Так вот Трубецкой говорит, что они готовы были пойти на какие угодно уступки, за исключением собрания выборных по сословиям. Это была их программа-минимум, на которой они стояли. С другой стороны, — рассказывал Трубецкой, — увидевши, что собранные солдаты не производят никакого беспорядка (это непроизведение беспорядка было одним из кардинальных условий для Трубецкого и его общества), те люди, которые сочувствуют конституции, начнут понемногу приставать к ним.
Таким образом, с одной стороны, правительство, увидя эту вооруженную массу и не решаясь в нее стрелять, пойдет на уступки, а с другой стороны, и общество, увидев, что солдаты действуют благонамеренно, слушаются своего начальства, не грабят, не бесчинствуют, а смирно дожидаются собрания по сословиям, где будут преобладать помещики и буржуа, тоже проникнется сочувствием к этому движению и пристанет к нему. Вот какая картина рисовалась Трубецкому. Самым опасным при этом, с точки зрения Трубецкого, было бы, если бы началась пальба. Пальба — это кошмар Трубецкого. Вокруг этой пальбы вертятся все его опасения перед этим днем, и он тщательно выпытывает, будут палить или нет, и его совещание с его ближайшими помощниками, с другими офицерами, накануне 14 декабря, кончается фразой: «Что, господа, ведь пехота-то стрелять не будет, а артиллерия-то палить будет». «И, — добавляет Трубецкой в своем показании, — с этой минуты я решил не принимать никакого участия в движении». И он исполнил данное самому себе слово, потому что утром того дня, когда происходила демонстрация (так приходится ее назвать) на Сенатской площади, он на эту Сенатскую площадь не ходил. Хотя он был во главе северного заговора и накануне был избран диктатором, он ходил по своим знакомым и читал манифест о восшествии на престол Николая Павловича. Он сам рассказывал, что ходил к такому-то и читал манифест, затем ходил к такому-то и читал манифест.
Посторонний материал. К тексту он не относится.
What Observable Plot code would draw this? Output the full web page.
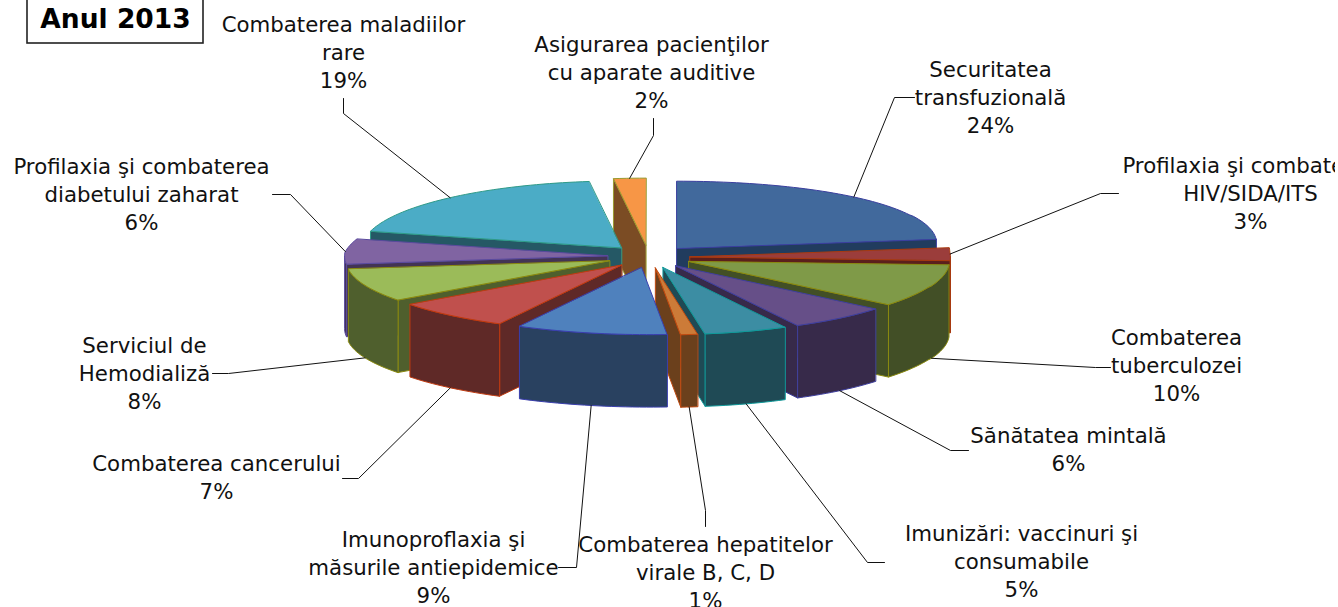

Эта картина диктатора, читающего манифест Николая в то время, как на Сенатской площади происходит трагедия, конечно, любопытна. Праздновать столетие Трубецкого было бы, конечно, в высокой степени странно, но, тем не менее, даже и столетие 14 декабря, несмотря на эту обстановку, вспоминать приходится.
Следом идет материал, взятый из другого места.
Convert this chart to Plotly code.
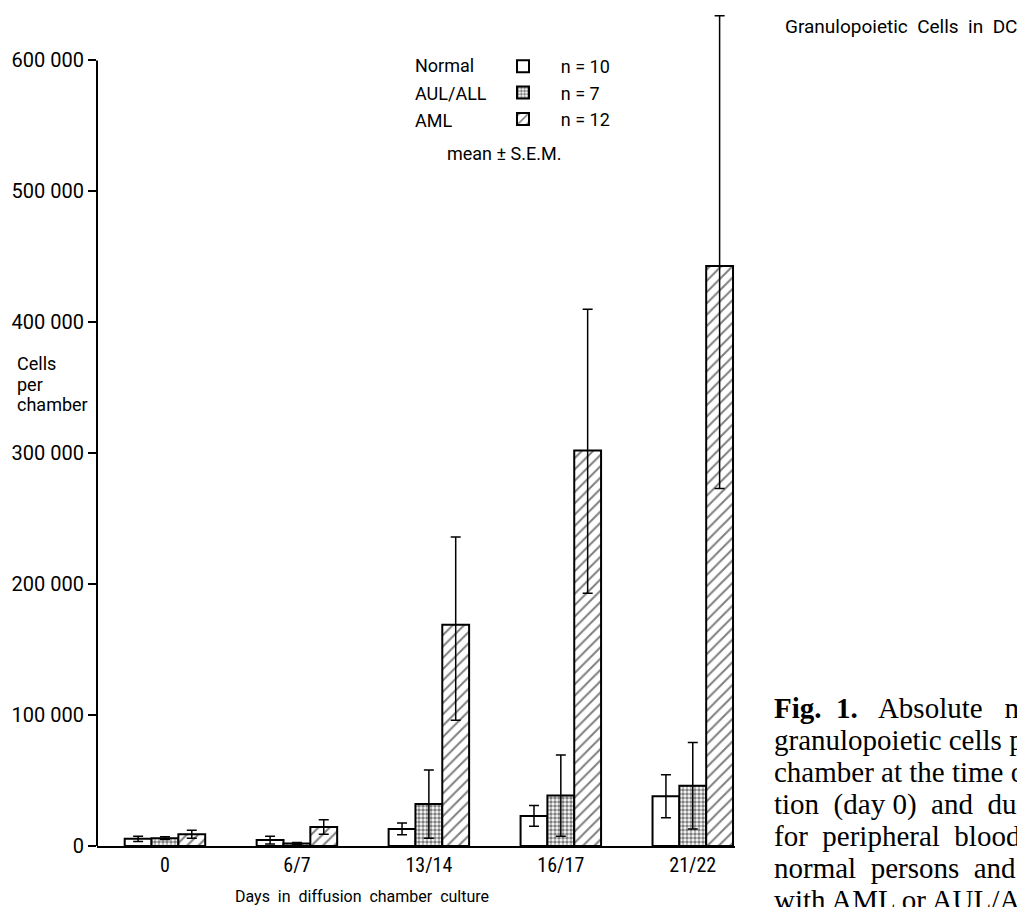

Совершенно ясно, что руководители движения не были революционерами. Они революции не желали. Они до такой степени болезненно боялись пальбы, что хотя они имели возможность дважды получить в свое распоряжение пушки, они воздержались от этого. К Рылееву приходили артиллерийские офицеры, которые говорили: хотите, дадим вам орудия, мы имеем возможность. Но их спросили: а солдаты ваши будут с вами или нет? Они сказали: нет. Тогда они от орудий отказались. Для демонстрации нужно было, чтобы вышла артиллерия в полном составе, с запряженными орудиями, с солдатами на передках и т. д. Это произвело бы эффект. Но пушки сами по себе, это — технические орудия, из чего стреляют, а пальбы боялись больше всего на свете, и поэтому не нужно было этих пушек, от них воздержались. Поручик Панов со своей частью шел мимо пушек и мог их захватить, но он этого не сделал, так как пушки не входили в программу декабристов. Это была программа демонстрации, оказания давления на правительство, чтобы оно созвало это знаменитое собрание по сословиям, — больше ничего не требовалось.
Таким образом они, вожди заговора, конечно, не были революционерами, и, как вы знаете, они и вели себя не как революционеры. Трубецкой, как только его арестовали, рассказал буквально целый том, часть которого я сюда принес, и на основании этого тома следователи Николая I составили основной список участников заговора. Трубецкой пускался в такие подробности, что, позабыв точно имя не заговорщика даже, а какого-то автора одного пасквильного стихотворения, в следующем показании себя поправляет: «извините, я не сказал имени; это был такой-то»,! — до такой степени далеко заходил Трубецкой в своей «искренности», желании ничего не скрывать.